What can a cinema, a film archive and films accomplish when it comes to the aesthetic and cultural education of young people who have grown up in the digital age? This is one of the many questions that Stefanie Schlüter is exploring as part of her "Living Archive" project. To this end, she will be opening the doors of the Arsenal film archive on May 21 from 3pm to 6pm to teachers from all types of school and of all age groups.
This program comprises a group tour around the archive rooms themselves and the screening of short films chosen collectively. Teachers are invited to browse through the archive, which houses over 10,000 films and videos. In the second part of the program, Stefanie Schlüter will then present the different opportunities the Arsenal archive offers to teachers in order that questions about the past, present and future of the moving image can be developed together with students.

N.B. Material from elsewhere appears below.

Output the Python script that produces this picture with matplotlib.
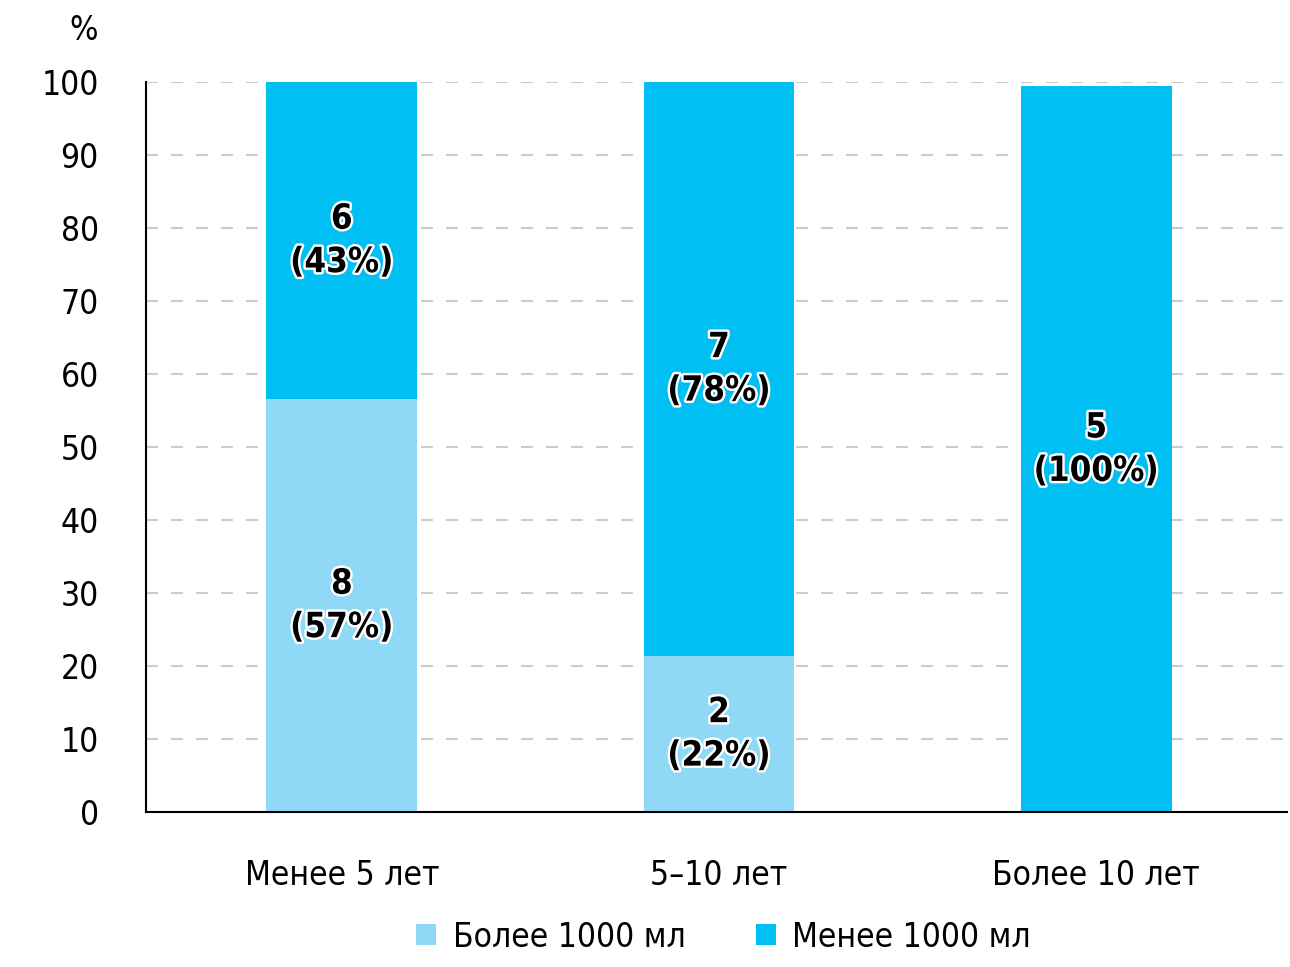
import matplotlib
matplotlib.use("Agg")
import matplotlib.pyplot as plt
import matplotlib.patheffects as pe

categories = ["Менее 5 лет", "5–10 лет", "Более 10 лет"]
series_names = ["Более 1000 мл", "Менее 1000 мл"]
light_vals = [56.6, 21.4, 0.0]
dark_vals = [43.4, 78.6, 99.4]
light_labels = ["8\n(57%)", "2\n(22%)", ""]
dark_labels = ["6\n(43%)", "7\n(78%)", "5\n(100%)"]
yticks = [0, 10, 20, 30, 40, 50, 60, 70, 80, 90, 100]

plt.rcParams['font.family'] = ["DejaVu Sans"]
plt.rcParams['font.stretch'] = 'condensed'
plt.rcParams['lines.scale_dashes'] = False

LIGHT = "#8fd9f6"
DARK = "#00bff3"

fig = plt.figure(figsize=(12.9, 9.67), dpi=100)
ax = fig.add_axes([0.1132, 0.1603, 0.8845, 0.7549])

x = list(range(len(categories)))
ax.bar(x, light_vals, width=0.40, color=LIGHT, zorder=2, label=series_names[0])
ax.bar(x, dark_vals, width=0.40, bottom=light_vals, color=DARK, zorder=2, label=series_names[1])

stroke = [pe.withStroke(linewidth=3.5, foreground="white")]
for i in x:
    if light_labels[i]:
        ax.text(i, light_vals[i] / 2, light_labels[i], ha="center", va="center",
                fontsize=25, fontweight="bold", fontstretch="condensed", linespacing=1.35,
                zorder=3, path_effects=stroke)
    if dark_labels[i]:
        ax.text(i, light_vals[i] + dark_vals[i] / 2, dark_labels[i], ha="center", va="center",
                fontsize=25, fontweight="bold", fontstretch="condensed", linespacing=1.35,
                zorder=3, path_effects=stroke)

ax.set_xlim(-0.519, 2.506)
ax.set_ylim(0, 100)
ax.set_yticks(yticks)
ax.set_yticklabels([str(v) for v in yticks])
ax.set_xticks(x)
ax.set_xticklabels(categories)
ax.tick_params(axis="both", length=0, labelsize=24)
ax.tick_params(axis="y", pad=34)
ax.tick_params(axis="x", pad=34)
ax.yaxis.grid(True, color="#cccccc", linewidth=1.5, linestyle=(0, (8.6, 9.4)), zorder=0)
ax.set_axisbelow(True)
for s in ["top", "right"]:
    ax.spines[s].set_visible(False)
for s in ["left", "bottom"]:
    ax.spines[s].set_linewidth(1.5)
    ax.spines[s].set_color("black")

fig.text(0.076, 0.968, "%", ha="right", va="center", fontsize=24)

fig.legend(loc="center", bbox_to_anchor=(0.561, 0.031), ncol=2, frameon=False,
           fontsize=24, handlelength=0.6, handleheight=0.6, handletextpad=0.5,
           columnspacing=2.1)

fig.savefig("out.png", dpi=100)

To coincide with the children's exhibition at the Deutsche Kinemathek on the theme “Heroes” we are presenting fitting films on each last Sunday of a month. On May 27, the Danish film HODDER SAVES THE WORLD! (En som Hodder, Henrik Ruben Genz, 2004) will be showing, in which a fairy confronts a nine-year-old with a request which he can't refuse. Young heroes that present the "Hero ticket" from the exhibition will receive free entry.
The maxim of our What is cinema? programon April 20 for high school students is: "Listen up!". It is all about sound in the cinema – from the first sound attempts of early film to modern experimental sound design.
A season to accompany a children's exhibition about heroes on the 4th floor of the cinema begins on 29 April. WE CAN BE HEROES! (Bäst i Sverige!, Ulf Malmros, Schweden 2003) is about Marcello und Fatima who both want something very different from their parents.
This month's "What is Cinema?"-jour fixe on March 16 is all about animals: Animals in films free the gaze. This was clear in the first film in the history of cinema when a dog suddenly walked through the entrance gate between the workers leaving the factory. Animals have been turning up on screen in all sorts of ways since then, either randomly or as main protagonists in documentaries or features, experimental or animated films. Animals can serve to reawaken the interest of a viewer, either when a cat masters its role perfectly or Indian cows amid dense traffic impart a sense of complete calm. This program takes a little foray into film history and shows animals from different and often surprising angles. (Stefanie Schlüter) The program is aimed at schoolchildren in classes 1 to 6.
All of the programs of last year's jour fixe screening period for our film education program "What is Cinema?" are now available for booking. The jour fixe series is being continued since the start of the new School year in September 2011.